JERUSALEM (Aug. 8)
Israeli security forces arrested Khalil Abu-Ziad, a reputed Fatah leader in the territories, at 12:30 a.m. this morning and handed him a deportation order signed by Gen. Amnon Shahak, head of the Central Command. He was given 48 hours to appeal to a military court for the rescinding of the order.
If the order — which can also be appealed before the Supreme Court — is implemented, Abu-Ziad’s deportation would become the first such action under the new strong-arm policy in the territories approved by the Cabinet at its weekly session last Sunday.
An Army spokesman said today that Abu-Ziad is a senior leader of Fatah in the territories and is involved in terrorist and subversive activities. He also said Abu-Ziad maintains contact with people active in Fatah, both inside and outside the territories.
RETURNED AND THEN REARRESTED
Abu-Ziad has served ten years in prison for Fatah activities. He was first arrested on suspicion of Fatah activities in September 1979. He was released, then rearrested two months later, when the authorities uncovered a widespread Fatah network. He was charged with heading a terrorist cell, undergoing military training, receiving Fatah funds from abroad, and distributing Fatah funds in the territories.
Upon his release in November 1980, Abu-Ziad opened a bookstore in East Jerusalem. In 1982, he was placed under house arrest for allegedly carrying on Fatah activities and making his store a meeting-place for PLO activists. Military sources here said Abu-Ziad violated the house arrest orders.
Abu-Ziad’s attorney, Amnon Zichroni, said he will seek an interim court order to delay the deportation order while he prepares his client’s appeal. He will attempt to overturn the precedents of the deportations of the late Hebron Mayor Fahed Kawasme and Halhoul Mayor Mohammed Milhim in 1980. These were approved by the Supreme Court, which ruled that the Geneva Convention banning deportation does not apply in the territories.

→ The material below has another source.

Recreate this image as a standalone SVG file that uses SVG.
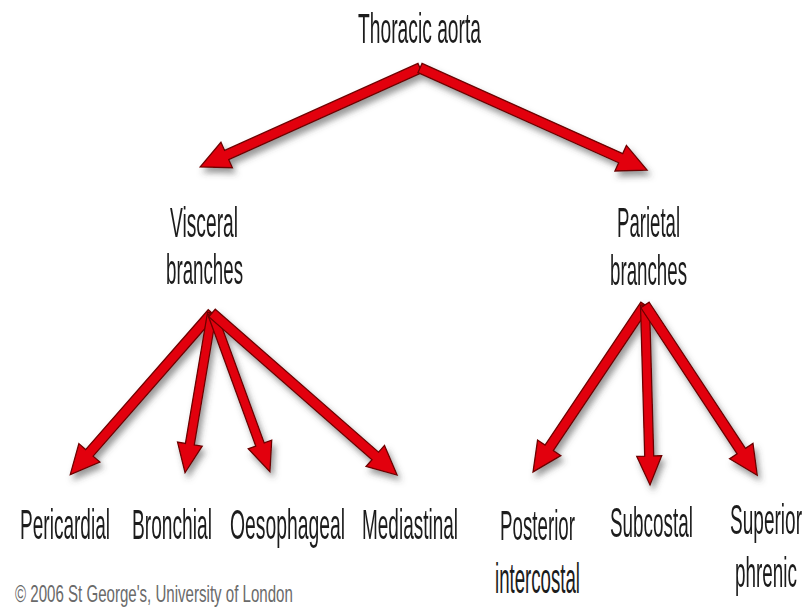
<svg xmlns="http://www.w3.org/2000/svg" width="810" height="615" viewBox="0 0 810 615">
  <defs>
    <style>
      .lbl { font-family: "Liberation Sans", Arial, sans-serif; font-size: 42px; fill: #1c1c1c; }
      .copy { font-family: "Liberation Sans", Arial, sans-serif; font-size: 23px; fill: #6a6a6a; }
      .arrow { fill: #e2000c; stroke: #6e0000; stroke-width: 1.3; stroke-linejoin: miter; }
    </style>
    <filter id="shadow" x="-20%" y="-20%" width="140%" height="140%">
      <feDropShadow dx="3" dy="5" stdDeviation="3" flood-color="#444" flood-opacity="0.55"/>
    </filter>
  </defs>
  <rect width="810" height="615" fill="#ffffff"/>

  <g id="connectors" filter="url(#shadow)">
    <!-- Thoracic aorta to Visceral branches -->
    <path class="arrow" transform="translate(420,68) rotate(155.77)" d="M0,-5 L212,-5 L212,-14 L241,0 L212,14 L212,5 L0,5 Z"/>
    <!-- Thoracic aorta to Parietal branches -->
    <path class="arrow" transform="translate(420,68) rotate(24.2)" d="M0,-5 L220,-5 L220,-14 L249,0 L220,14 L220,5 L0,5 Z"/>
    <!-- Visceral fan -->
    <path class="arrow" transform="translate(212,313) rotate(131.24)" d="M0,-5 L186,-5 L186,-14 L215,0 L186,14 L186,5 L0,5 Z"/>
    <path class="arrow" transform="translate(212,313) rotate(99.58)" d="M0,-4.5 L133,-4.5 L133,-12.5 L162,0 L133,12.5 L133,4.5 L0,4.5 Z"/>
    <path class="arrow" transform="translate(212,313) rotate(69.96)" d="M0,-4.5 L140,-4.5 L140,-12.5 L169,0 L140,12.5 L140,4.5 L0,4.5 Z"/>
    <path class="arrow" transform="translate(212,313) rotate(41.2)" d="M0,-5 L217,-5 L217,-14 L246,0 L217,14 L217,5 L0,5 Z"/>
    <!-- Parietal fan -->
    <path class="arrow" transform="translate(645,305) rotate(123.85)" d="M0,-5 L172,-5 L172,-14 L201,0 L172,14 L172,5 L0,5 Z"/>
    <path class="arrow" transform="translate(645,305) rotate(88.4)" d="M0,-4.5 L151,-4.5 L151,-12.5 L180,0 L151,12.5 L151,4.5 L0,4.5 Z"/>
    <path class="arrow" transform="translate(645,305) rotate(56.62)" d="M0,-5 L175,-5 L175,-14 L204,0 L175,14 L175,5 L0,5 Z"/>
  </g>

  <g id="thoracic-aorta">
    <text class="lbl" transform="translate(358,43) scale(0.46,1)" x="0" y="0" textLength="267.4" lengthAdjust="spacingAndGlyphs">Thoracic aorta</text>
  </g>
  <g id="visceral-branches">
    <text class="lbl" transform="translate(170,237) scale(0.46,1)" x="0" y="0" textLength="147.8" lengthAdjust="spacingAndGlyphs">Visceral</text>
    <text class="lbl" transform="translate(166,284) scale(0.46,1)" x="0" y="0" textLength="167.4" lengthAdjust="spacingAndGlyphs">branches</text>
  </g>
  <g id="parietal-branches">
    <text class="lbl" transform="translate(617,237) scale(0.46,1)" x="0" y="0" textLength="137" lengthAdjust="spacingAndGlyphs">Parietal</text>
    <text class="lbl" transform="translate(610,285) scale(0.46,1)" x="0" y="0" textLength="167.4" lengthAdjust="spacingAndGlyphs">branches</text>
  </g>
  <g id="pericardial">
    <text class="lbl" transform="translate(20,539) scale(0.46,1)" x="0" y="0" textLength="195.7" lengthAdjust="spacingAndGlyphs">Pericardial</text>
  </g>
  <g id="bronchial">
    <text class="lbl" transform="translate(132,539) scale(0.46,1)" x="0" y="0" textLength="173.9" lengthAdjust="spacingAndGlyphs">Bronchial</text>
  </g>
  <g id="oesophageal">
    <text class="lbl" transform="translate(230,539) scale(0.46,1)" x="0" y="0" textLength="250" lengthAdjust="spacingAndGlyphs">Oesophageal</text>
  </g>
  <g id="mediastinal">
    <text class="lbl" transform="translate(362,539) scale(0.46,1)" x="0" y="0" textLength="208.7" lengthAdjust="spacingAndGlyphs">Mediastinal</text>
  </g>
  <g id="posterior-intercostal">
    <text class="lbl" transform="translate(500,540) scale(0.46,1)" x="0" y="0" textLength="163" lengthAdjust="spacingAndGlyphs">Posterior</text>
    <text class="lbl" transform="translate(495,593) scale(0.46,1)" x="0" y="0" textLength="184.8" lengthAdjust="spacingAndGlyphs">intercostal</text>
  </g>
  <g id="subcostal">
    <text class="lbl" transform="translate(610,537) scale(0.46,1)" x="0" y="0" textLength="180.4" lengthAdjust="spacingAndGlyphs">Subcostal</text>
  </g>
  <g id="superior-phrenic">
    <text class="lbl" transform="translate(730,534) scale(0.46,1)" x="0" y="0" textLength="156.5" lengthAdjust="spacingAndGlyphs">Superior</text>
    <text class="lbl" transform="translate(735,587) scale(0.46,1)" x="0" y="0" textLength="134.8" lengthAdjust="spacingAndGlyphs">phrenic</text>
  </g>

  <text class="copy" transform="translate(15,602) scale(0.63,1)" x="0" y="0" textLength="441" lengthAdjust="spacingAndGlyphs">© 2006 St George's, University of London</text>
</svg>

The deportation order was condemned by Meir Wilner of the Hadash Communist Party as a surrender to the pressure of the Kahanists. Leaders of the Progressive List for Peace said Abu-Ziad should be brought to trial, and that the strong-arm policy in the territories would only increase terrorism and violence. The Citizens Rights Society stated that the judicial system provided sufficent legal mechanisms to cope with subversion and incitement, and that there was no need for deportation.
Minister of Police Haim Barlev said that the deportation policy in the territories would continue, if necessary. This policy, he said, would bring about calm in the territories.